→ Your instructions: Give back exactly the lines running from the line that holds "Write a component" through the line that holds "const nameColors = ['#0070C0', '#808080', '#FF0000', '#E97132'];", ends included, and no other lines.

→ Given entries:
▬▬▬

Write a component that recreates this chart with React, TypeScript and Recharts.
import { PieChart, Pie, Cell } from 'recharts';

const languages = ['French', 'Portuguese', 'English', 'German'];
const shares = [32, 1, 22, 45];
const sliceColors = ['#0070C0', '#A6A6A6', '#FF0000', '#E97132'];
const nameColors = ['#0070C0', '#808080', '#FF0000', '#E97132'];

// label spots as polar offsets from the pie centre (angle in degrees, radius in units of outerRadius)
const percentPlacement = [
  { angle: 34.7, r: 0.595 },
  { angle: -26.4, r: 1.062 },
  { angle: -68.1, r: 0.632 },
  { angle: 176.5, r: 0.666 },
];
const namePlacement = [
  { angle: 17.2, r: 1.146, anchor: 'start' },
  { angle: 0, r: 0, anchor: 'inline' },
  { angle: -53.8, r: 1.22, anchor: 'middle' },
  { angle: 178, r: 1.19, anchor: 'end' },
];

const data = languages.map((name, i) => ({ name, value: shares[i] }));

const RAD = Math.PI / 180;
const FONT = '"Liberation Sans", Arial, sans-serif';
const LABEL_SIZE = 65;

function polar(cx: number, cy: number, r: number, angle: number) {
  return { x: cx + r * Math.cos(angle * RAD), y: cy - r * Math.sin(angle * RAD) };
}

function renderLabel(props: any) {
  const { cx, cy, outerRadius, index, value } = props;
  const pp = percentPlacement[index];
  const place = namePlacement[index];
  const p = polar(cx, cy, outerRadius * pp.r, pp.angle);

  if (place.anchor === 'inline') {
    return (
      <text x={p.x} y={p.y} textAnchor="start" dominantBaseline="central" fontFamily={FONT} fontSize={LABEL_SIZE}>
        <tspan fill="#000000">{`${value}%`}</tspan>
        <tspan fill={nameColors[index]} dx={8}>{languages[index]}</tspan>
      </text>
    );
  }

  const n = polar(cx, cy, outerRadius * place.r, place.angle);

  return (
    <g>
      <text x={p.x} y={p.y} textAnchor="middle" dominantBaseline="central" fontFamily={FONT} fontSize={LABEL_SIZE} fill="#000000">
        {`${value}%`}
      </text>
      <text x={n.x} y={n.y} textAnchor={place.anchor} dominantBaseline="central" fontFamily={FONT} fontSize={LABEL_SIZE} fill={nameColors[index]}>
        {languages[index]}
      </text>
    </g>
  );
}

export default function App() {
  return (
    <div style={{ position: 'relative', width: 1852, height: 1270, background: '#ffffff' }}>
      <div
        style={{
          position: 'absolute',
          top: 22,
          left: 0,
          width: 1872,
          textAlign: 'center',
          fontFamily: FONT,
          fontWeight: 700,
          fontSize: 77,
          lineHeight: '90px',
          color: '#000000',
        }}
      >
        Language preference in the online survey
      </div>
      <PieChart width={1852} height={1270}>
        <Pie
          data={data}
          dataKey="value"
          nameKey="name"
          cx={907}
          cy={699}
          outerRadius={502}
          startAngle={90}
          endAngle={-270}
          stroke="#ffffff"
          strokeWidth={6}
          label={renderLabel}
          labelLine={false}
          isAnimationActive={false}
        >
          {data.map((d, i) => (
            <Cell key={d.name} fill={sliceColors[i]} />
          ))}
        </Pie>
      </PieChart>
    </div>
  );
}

▬▬▬

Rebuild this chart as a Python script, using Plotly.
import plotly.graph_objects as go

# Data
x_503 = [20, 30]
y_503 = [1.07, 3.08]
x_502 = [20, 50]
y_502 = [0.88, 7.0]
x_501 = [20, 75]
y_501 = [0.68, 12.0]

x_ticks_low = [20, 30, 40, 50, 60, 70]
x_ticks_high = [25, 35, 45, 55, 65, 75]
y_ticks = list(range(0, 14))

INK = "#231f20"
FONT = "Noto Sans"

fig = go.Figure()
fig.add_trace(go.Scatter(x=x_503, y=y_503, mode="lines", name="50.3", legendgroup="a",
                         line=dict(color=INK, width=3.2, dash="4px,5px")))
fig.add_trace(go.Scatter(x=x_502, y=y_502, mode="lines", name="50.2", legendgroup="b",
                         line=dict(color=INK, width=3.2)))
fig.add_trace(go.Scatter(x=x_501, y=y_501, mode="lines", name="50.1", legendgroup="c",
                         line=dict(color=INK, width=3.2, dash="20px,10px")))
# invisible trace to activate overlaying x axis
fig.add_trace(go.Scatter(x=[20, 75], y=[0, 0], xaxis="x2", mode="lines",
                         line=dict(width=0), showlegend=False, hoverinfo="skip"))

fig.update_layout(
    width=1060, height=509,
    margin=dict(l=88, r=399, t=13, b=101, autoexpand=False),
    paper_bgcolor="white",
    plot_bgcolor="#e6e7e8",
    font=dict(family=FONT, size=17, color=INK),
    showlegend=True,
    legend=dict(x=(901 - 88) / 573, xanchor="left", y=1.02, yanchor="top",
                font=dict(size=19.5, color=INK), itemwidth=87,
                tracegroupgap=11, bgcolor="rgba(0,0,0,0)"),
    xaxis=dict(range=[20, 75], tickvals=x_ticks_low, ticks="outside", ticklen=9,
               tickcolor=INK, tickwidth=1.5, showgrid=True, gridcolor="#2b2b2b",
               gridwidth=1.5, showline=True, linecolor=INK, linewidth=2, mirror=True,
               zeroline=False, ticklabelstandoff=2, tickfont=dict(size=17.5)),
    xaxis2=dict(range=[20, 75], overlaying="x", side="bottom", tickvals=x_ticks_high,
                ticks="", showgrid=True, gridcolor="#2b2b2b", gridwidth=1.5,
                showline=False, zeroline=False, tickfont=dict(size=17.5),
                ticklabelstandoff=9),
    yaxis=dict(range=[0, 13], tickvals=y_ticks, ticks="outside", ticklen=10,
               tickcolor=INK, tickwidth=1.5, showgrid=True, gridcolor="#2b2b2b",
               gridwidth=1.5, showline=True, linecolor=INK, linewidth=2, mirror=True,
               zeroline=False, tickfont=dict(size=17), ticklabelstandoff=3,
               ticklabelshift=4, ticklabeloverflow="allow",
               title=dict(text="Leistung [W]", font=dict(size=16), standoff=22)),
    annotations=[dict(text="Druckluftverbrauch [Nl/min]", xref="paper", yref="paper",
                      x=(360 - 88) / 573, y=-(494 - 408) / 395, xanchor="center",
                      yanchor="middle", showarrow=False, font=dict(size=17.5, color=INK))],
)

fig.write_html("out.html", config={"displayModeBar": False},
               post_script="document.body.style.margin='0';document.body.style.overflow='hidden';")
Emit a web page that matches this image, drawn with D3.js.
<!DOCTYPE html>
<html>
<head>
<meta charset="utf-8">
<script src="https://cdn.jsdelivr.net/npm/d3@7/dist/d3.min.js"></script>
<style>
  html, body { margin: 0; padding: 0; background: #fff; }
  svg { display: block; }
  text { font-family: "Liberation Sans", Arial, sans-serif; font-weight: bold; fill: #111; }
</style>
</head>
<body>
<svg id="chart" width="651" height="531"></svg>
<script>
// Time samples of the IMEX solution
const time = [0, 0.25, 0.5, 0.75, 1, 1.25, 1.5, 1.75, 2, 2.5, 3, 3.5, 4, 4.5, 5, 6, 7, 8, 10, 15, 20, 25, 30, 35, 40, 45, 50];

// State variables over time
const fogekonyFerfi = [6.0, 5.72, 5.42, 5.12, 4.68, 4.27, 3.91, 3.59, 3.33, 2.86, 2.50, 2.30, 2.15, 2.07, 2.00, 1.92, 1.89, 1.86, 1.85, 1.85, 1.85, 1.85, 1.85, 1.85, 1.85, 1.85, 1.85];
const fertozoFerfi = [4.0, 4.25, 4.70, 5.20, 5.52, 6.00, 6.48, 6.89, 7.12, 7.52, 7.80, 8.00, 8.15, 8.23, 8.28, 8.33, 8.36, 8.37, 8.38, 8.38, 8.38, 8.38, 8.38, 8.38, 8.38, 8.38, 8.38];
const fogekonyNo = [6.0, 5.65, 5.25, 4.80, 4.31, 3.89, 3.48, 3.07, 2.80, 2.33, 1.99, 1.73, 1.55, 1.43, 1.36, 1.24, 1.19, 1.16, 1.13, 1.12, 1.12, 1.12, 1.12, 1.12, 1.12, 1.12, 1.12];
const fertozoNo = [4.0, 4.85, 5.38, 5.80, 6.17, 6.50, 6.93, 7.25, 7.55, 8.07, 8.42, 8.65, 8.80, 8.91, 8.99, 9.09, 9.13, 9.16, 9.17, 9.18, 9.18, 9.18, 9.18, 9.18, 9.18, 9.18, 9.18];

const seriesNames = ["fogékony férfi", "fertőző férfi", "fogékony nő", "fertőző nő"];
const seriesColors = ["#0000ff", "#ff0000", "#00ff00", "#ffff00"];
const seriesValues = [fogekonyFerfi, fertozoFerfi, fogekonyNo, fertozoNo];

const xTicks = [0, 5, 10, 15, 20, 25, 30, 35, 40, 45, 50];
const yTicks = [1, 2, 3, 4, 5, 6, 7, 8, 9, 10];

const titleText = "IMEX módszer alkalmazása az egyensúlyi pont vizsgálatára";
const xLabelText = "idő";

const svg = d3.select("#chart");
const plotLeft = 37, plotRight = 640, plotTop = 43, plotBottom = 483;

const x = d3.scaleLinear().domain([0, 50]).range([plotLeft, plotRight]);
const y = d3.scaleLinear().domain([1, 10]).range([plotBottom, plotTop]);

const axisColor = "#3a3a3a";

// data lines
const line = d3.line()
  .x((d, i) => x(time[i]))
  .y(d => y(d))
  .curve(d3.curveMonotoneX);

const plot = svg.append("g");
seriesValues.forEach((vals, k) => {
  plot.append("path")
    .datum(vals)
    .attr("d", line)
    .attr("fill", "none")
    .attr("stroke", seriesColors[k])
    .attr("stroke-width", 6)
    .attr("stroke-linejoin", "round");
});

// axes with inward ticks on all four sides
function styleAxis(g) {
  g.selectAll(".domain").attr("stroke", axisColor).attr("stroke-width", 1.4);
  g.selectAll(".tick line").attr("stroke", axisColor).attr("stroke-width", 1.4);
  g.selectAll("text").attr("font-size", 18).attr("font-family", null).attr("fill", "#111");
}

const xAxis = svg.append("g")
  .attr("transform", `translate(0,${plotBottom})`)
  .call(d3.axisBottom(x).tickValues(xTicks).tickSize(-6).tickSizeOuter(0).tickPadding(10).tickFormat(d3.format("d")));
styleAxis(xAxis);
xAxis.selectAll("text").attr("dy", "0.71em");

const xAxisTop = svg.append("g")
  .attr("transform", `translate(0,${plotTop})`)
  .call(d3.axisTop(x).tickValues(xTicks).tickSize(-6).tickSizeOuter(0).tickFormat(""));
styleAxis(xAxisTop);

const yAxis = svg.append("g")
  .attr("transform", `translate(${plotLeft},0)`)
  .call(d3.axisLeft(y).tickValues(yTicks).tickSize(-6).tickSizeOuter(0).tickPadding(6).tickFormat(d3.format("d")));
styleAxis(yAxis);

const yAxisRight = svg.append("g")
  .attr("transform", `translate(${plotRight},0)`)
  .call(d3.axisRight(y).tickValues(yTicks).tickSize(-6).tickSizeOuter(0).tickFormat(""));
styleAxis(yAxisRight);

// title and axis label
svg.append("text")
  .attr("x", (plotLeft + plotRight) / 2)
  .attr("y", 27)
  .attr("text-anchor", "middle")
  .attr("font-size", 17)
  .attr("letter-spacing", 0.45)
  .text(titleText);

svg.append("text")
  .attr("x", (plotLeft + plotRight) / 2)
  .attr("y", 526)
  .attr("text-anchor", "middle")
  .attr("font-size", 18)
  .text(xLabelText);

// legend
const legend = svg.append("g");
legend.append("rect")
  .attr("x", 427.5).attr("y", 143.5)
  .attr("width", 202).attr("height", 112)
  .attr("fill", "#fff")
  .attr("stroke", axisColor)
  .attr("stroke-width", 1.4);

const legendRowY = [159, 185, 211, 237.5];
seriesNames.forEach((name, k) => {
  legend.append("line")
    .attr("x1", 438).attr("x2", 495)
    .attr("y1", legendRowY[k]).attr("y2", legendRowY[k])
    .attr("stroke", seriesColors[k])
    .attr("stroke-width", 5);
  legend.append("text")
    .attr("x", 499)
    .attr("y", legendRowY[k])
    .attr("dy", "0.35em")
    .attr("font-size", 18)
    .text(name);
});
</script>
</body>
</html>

▬▬▬

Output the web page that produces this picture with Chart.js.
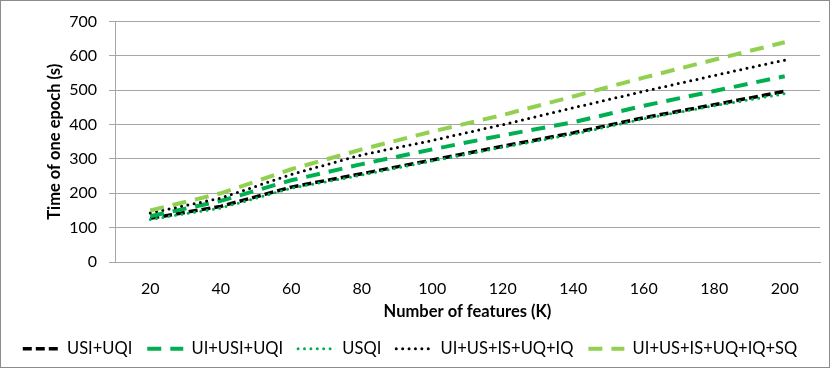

▬▬▬

→ Complete answer:
Write a component that recreates this chart with React, TypeScript and Recharts.
import { PieChart, Pie, Cell } from 'recharts';

const languages = ['French', 'Portuguese', 'English', 'German'];
const shares = [32, 1, 22, 45];
const sliceColors = ['#0070C0', '#A6A6A6', '#FF0000', '#E97132'];
const nameColors = ['#0070C0', '#808080', '#FF0000', '#E97132'];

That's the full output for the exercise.